Monday, October 30, 2006 - Page updated at 12:00 AM
Seattle newspapers' circulation keeps falling
Seattle Times staff reporter
Circulation at Seattle's two daily newspapers continued to drop over the past year, according to figures released today.
If there's any good news, it's that the declines aren't as precipitous as a year ago.
Average weekday circulation for the six-month period that ended Sept. 30 dipped 1.3 percent at The Seattle Times and 4.9 percent at the Seattle Post-Intelligencer from the same period a year earlier, according to the Audit Bureau of Circulations.
The Times weekday circulation for the latest reporting period was 212,691, and the P-I's 126,225, the bureau said.
Circulation of the Sunday newspaper, which is produced almost entirely by The Times but bears the mastheads of both newspapers, dropped 4.1 percent, to 423,275.
A year ago The Times reported a 7 percent slide in weekday circulation compared with the previous year, and the P-I, a 9 percent drop. At the time both papers blamed those declines on one-time moves to cut costs and increase revenues, and predicted circulation soon would begin to level off.

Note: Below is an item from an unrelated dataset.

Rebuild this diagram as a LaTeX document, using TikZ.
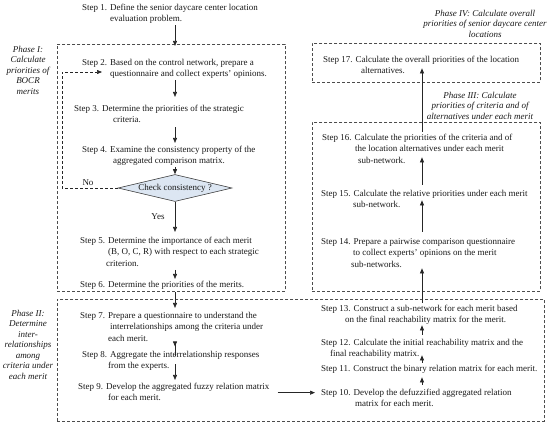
\documentclass[tikz,border=0pt]{standalone}
\usepackage{fontspec}
\setmainfont{Liberation Serif}
\usetikzlibrary{arrows.meta,shapes.geometric}
\definecolor{dfill}{HTML}{DCE6F2}
\begin{document}
\begin{tikzpicture}[x=1pt,y=-1pt,
  txt/.style={anchor=north west, align=left, inner sep=0pt,
    font=\fontsize{9}{11.5}\selectfont, text=black!90},
  lab/.style={anchor=north, align=center, inner sep=0pt,
    font=\fontsize{9}{10.5}\selectfont\itshape, text=black!90},
  phase/.style={draw=black!70, dash pattern=on 3pt off 2pt, line width=0.6pt, inner sep=0pt, anchor=north west},
  arr/.style={-{Triangle[length=5pt,width=4pt]}, line width=0.7pt, draw=black!85},
  fbarr/.style={arr, dash pattern=on 3pt off 2pt, line width=0.6pt},
  small/.style={anchor=base, inner sep=0pt, font=\fontsize{9}{10}\selectfont, text=black!90},
]
\useasboundingbox (0,0) rectangle (550,429);
% phase boxes
\node[phase, minimum width=228, minimum height=247] (p1) at (57,44) {};
\node[phase, minimum width=487, minimum height=122] (p2) at (57,299) {};
\node[phase, minimum width=228, minimum height=169] (p3) at (312,122) {};
\node[phase, minimum width=228, minimum height=39] (p4) at (312,43) {};
% labels
\node[lab] (l1) at (28,44.65) {\strut Phase I:\\Calculate\\priorities of\\BOCR\\merits\strut};
\node[lab] (l2) at (28,308.65) {\strut Phase II:\\Determine\\inter-\\relationships\\among\\criteria under\\each merit\strut};
\node[lab] (l3) at (480,90.65) {\strut Phase III: Calculate\\priorities of criteria and of\\alternatives under each merit\strut};
\node[lab] (l4) at (485,8.65) {\strut Phase IV: Calculate overall\\priorities of senior daycare center\\locations\strut};
% reference columns
\coordinate (ax) at (175,0);
\coordinate (bx) at (422,0);
% left column
\node[txt] (s1) at (82,1.95) {\strut Step 1. Define the senior daycare center location\\\hspace*{28pt}evaluation problem.\strut};
\node[txt] (s2) at (82,56.95) {\strut Step 2. Based on the control network, prepare a\\\hspace*{28pt}questionnaire and collect experts’ opinions.\strut};
\node[txt] (s3) at (74,102.95) {\strut Step 3. Determine the priorities of the strategic\\\hspace*{39pt}criteria.\strut};
\node[txt] (s4) at (82,143.95) {\strut Step 4. Examine the consistency property of the\\\hspace*{31pt}aggregated comparison matrix.\strut};
\node[diamond, draw=black!75, fill=dfill, line width=0.6pt, aspect=4.2, inner sep=0pt,
  minimum width=114, minimum height=27, font=\fontsize{9}{10}\selectfont, text=black!90] (chk) at (175,188) {Check consistency ?};
\node[txt] (s5) at (80,234.95) {\strut Step 5. Determine the importance of each merit\\\hspace*{28pt}(B, O, C, R) with respect to each strategic\\\hspace*{26pt}criterion.\strut};
\node[txt] (s6) at (80,278.95) {\strut Step 6. Determine the priorities of the merits.};
\node[txt] (s7) at (80,309.95) {\strut Step 7. Prepare a questionnaire to understand the\\\hspace*{30pt}interrelationships among the criteria under\\\hspace*{28pt}each merit.\strut};
\node[txt] (s8) at (82,348.95) {\strut Step 8. Aggregate the interrelationship responses\\\hspace*{26pt}from the experts.\strut};
\node[txt] (s9) at (78,380.95) {\strut Step 9. Develop the aggregated fuzzy relation matrix\\\hspace*{30pt}for each merit.\strut};
\node[small] (no) at (88,185) {No};
\node[small] (yes) at (158,219) {Yes};
% right column
\node[txt] (s17) at (323,53.95) {\strut Step 17. Calculate the overall priorities of the location\\\hspace*{38pt}alternatives.\strut};
\node[txt] (s16) at (322,131.95) {\strut Step 16. Calculate the priorities of the criteria and of\\\hspace*{33pt}the location alternatives under each merit\\\hspace*{36pt}sub-network.\strut};
\node[txt] (s15) at (321,187.95) {\strut Step 15. Calculate the relative priorities under each merit\\\hspace*{32pt}sub-network.\strut};
\node[txt] (s14) at (321,235.95) {\strut Step 14. Prepare a pairwise comparison questionnaire\\\hspace*{32pt}to collect experts’ opinions on the merit\\\hspace*{30pt}sub-networks.\strut};
\node[txt] (s13) at (321,302.95) {\strut Step 13. Construct a sub-network for each merit based\\\hspace*{24pt}on the final reachability matrix for the merit.\strut};
\node[txt] (s12) at (321,336.95) {\strut Step 12. Calculate the initial reachability matrix and the\\\hspace*{9pt}final reachability matrix.\strut};
\node[txt] (s11) at (321,362.95) {\strut Step 11. Construct the binary relation matrix for each merit.};
\node[txt] (s10) at (321,386.95) {\strut Step 10. Develop the defuzzified aggregated relation\\\hspace*{34pt}matrix for each merit.\strut};
% arrows left
\draw[arr, shorten >=11pt] (s1.south -| ax) -- (s2.north -| ax);
\draw[arr, shorten >=6pt] (s2.south -| ax) -- (s3.north -| ax);
\draw[arr, shorten <=1pt, shorten >=1pt] (s3.south -| ax) -- (s4.north -| ax);
\draw[arr] (s4.south -| ax) -- (chk.north);
\draw[arr, shorten >=3pt] (chk.south) -- (s5.north -| ax);
\draw[arr] (s5.south -| ax) -- (s6.north -| ax);
\draw[arr, shorten <=1.5pt, shorten >=2pt] (s6.south -| ax) -- (s7.north -| ax);
\draw[arr, shorten <=-11.5pt, shorten >=2.5pt] (s7.south -| ax) -- (s8.north -| ax);
\draw[arr, shorten <=-8pt, shorten >=1pt] (s8.south -| ax) -- (s9.north -| ax);
% feedback loop
\coordinate (fb) at (62,72);
\coordinate (fbend) at (102,72);
\draw[fbarr] (chk.west) -| (fb) -- (fbend);
% 9 -> 10
\draw[arr, shorten <=8pt, shorten >=6pt] (s9.east) -- (s9.east -| s10.west);
% arrows right
\draw[arr, shorten <=2pt, shorten >=2.5pt] (s10.north -| bx) -- (s11.south -| bx);
\draw[arr, shorten >=-5pt] (s11.north -| bx) -- (s12.south -| bx);
\draw[arr, shorten <=2pt, shorten >=-1pt] (s12.north -| bx) -- (s13.south -| bx);
\draw[arr, shorten >=-2.5pt] (s13.north -| bx) -- (s14.south -| bx);
\draw[arr, shorten <=4pt, shorten >=-11pt] (s14.north -| bx) -- (s15.south -| bx);
\draw[arr, shorten <=3pt, shorten >=-9.5pt] (s15.north -| bx) -- (s16.south -| bx);
\draw[arr, shorten >=-9pt] (s16.north -| bx) -- (s17.south -| bx);
\end{tikzpicture}
\end{document}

The Seattle papers' falling circulation is part of a national industrywide trend. The total year-over-year loss at all newspapers whose circulations were reported today was 2.8 percent weekdays and 3.4 percent Sundays, according to the Newspaper Association of America (NAA), a trade group.
The New York Times' weekday circulation dropped 3.5 percent; The Washington Post's, 3.3 percent; The Los Angeles Times', 8 percent; and the San Francisco Chronicle's, 5.3 percent.

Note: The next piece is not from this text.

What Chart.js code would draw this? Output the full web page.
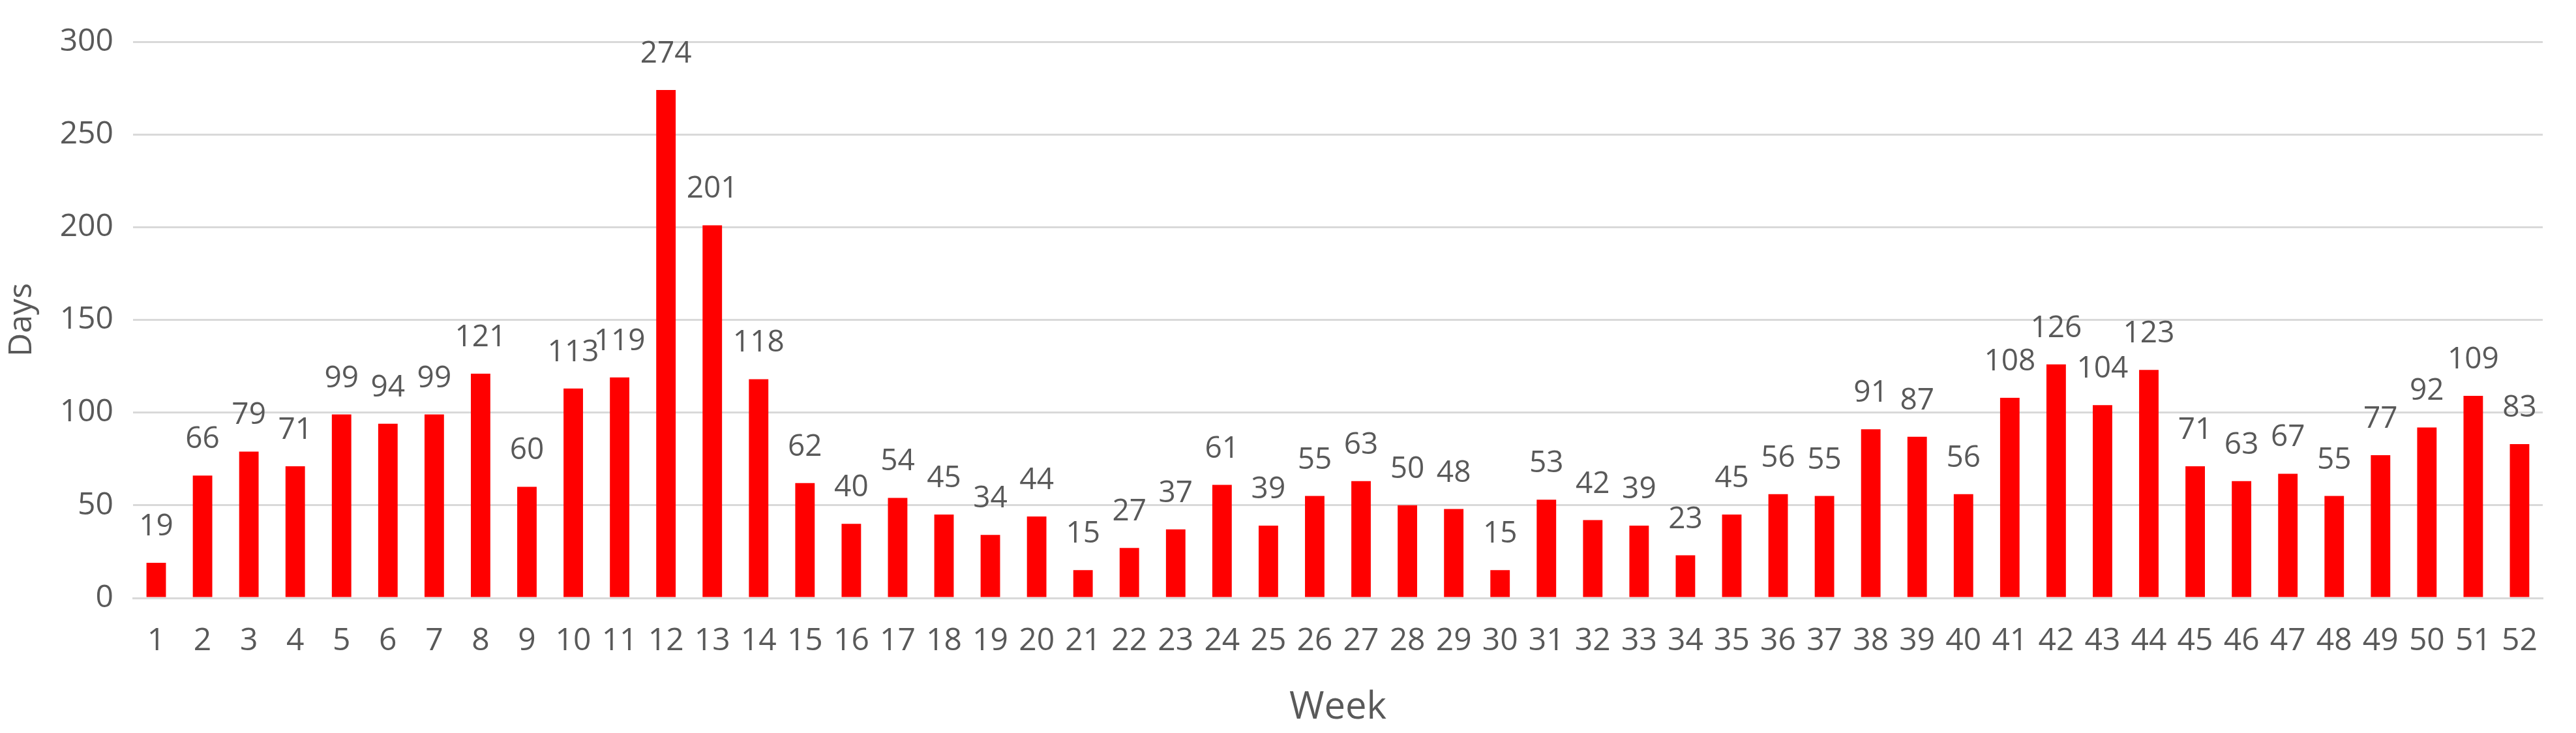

But the NAA also said its analysis indicated the total audience for newspapers is growing as more people read them online.

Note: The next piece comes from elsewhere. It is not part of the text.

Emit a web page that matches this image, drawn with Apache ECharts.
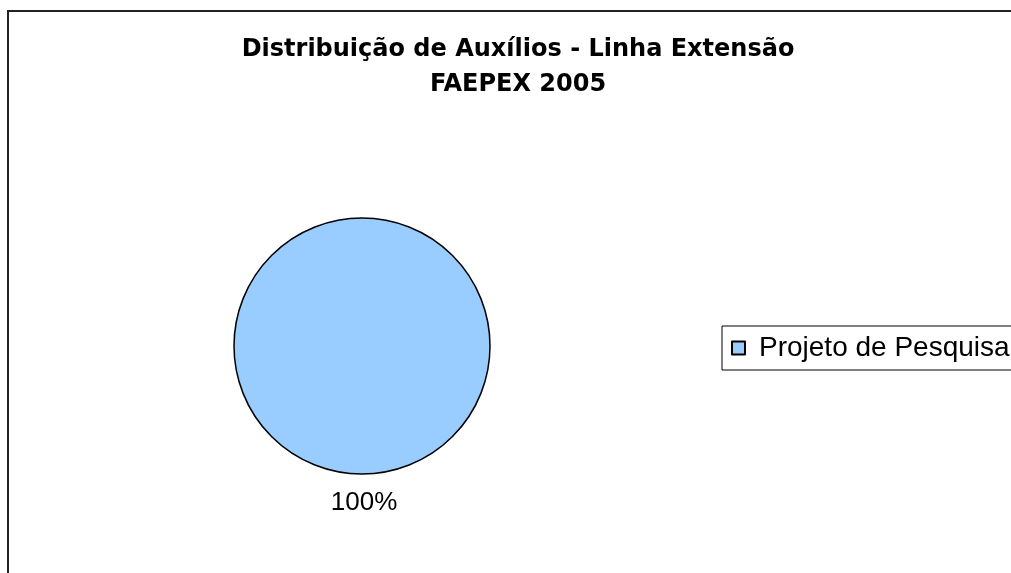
<!DOCTYPE html>
<html>
<head>
<meta charset="utf-8">
<script src="https://cdn.jsdelivr.net/npm/echarts@6/dist/echarts.min.js"></script>
<style>
  html, body { margin: 0; padding: 0; background: #fff; }
  #main { width: 1011px; height: 573px; }
</style>
</head>
<body>
<div id="main"></div>
<script>
// data
const categories = ['Projeto de Pesquisa'];
const values = [100];
const titleLines = ['Distribuição de Auxílios - Linha Extensão', 'FAEPEX 2005'];

var chart = echarts.init(document.getElementById('main'));
var option = {
  animation: false,
  textStyle: { fontFamily: 'Liberation Sans, Arial, sans-serif' },
  graphic: [
    {
      type: 'rect',
      shape: { x: 8, y: 11, width: 1100, height: 700 },
      style: { fill: 'none', stroke: '#222', lineWidth: 2 },
      silent: true
    }
  ],
  title: {
    text: titleLines.join('\n'),
    left: 513,
    textAlign: 'center',
    top: 27,
    textStyle: {
      fontSize: 24,
      fontWeight: 'bold',
      color: '#000',
      lineHeight: 35,
      fontFamily: 'DejaVu Sans, sans-serif'
    }
  },
  legend: {
    data: categories,
    orient: 'vertical',
    left: 722,
    top: 326,
    icon: 'rect',
    itemWidth: 13,
    itemHeight: 13,
    itemGap: 0,
    borderColor: '#000',
    borderWidth: 1,
    padding: [8, 60, 8, 9],
    textStyle: { fontSize: 28, color: '#000', fontFamily: 'Liberation Sans, Arial, sans-serif', padding: [0, 0, 0, 9] }
  },
  series: [
    {
      type: 'pie',
      center: [362, 346],
      radius: 128,
      startAngle: 90,
      data: categories.map((c, i) => ({ name: c, value: values[i] })),
      itemStyle: { color: '#99CCFF', borderColor: '#000', borderWidth: 1.5 },
      label: {
        show: true,
        position: 'outside',
        formatter: '{d}%',
        fontSize: 26,
        color: '#000',
        fontFamily: 'Liberation Sans, Arial, sans-serif'
      },
      labelLine: { show: false, length: 29, length2: 0 },
      labelLayout: function () {
        return { align: 'center', verticalAlign: 'middle', dx: 7 };
      },
      emphasis: { disabled: true }
    }
  ]
};
option && chart.setOption(option);
</script>
</body>
</html>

Other Puget Sound-area dailies also reported weekday circulation declines: 5.7 percent at The (Tacoma) News-Tribune, 3.5 percent at the Kent-based King County Journal and 1.5 percent at The (Everett) Herald.
In Seattle, The Times handles circulation and other business functions for itself and the P-I under a 23-year-old, federally sanctioned joint-operating agreement (JOA). Each newspaper maintains competing news and editorial operations.
An arbitrator is scheduled to decide by next spring a contract dispute between the papers that could result in termination of the JOA, closure of the P-I, or both.
The Hearst Corp., which owns the P-I, says its paper couldn't survive outside the JOA; The Times says it has lost money for six years in a row under the arrangement.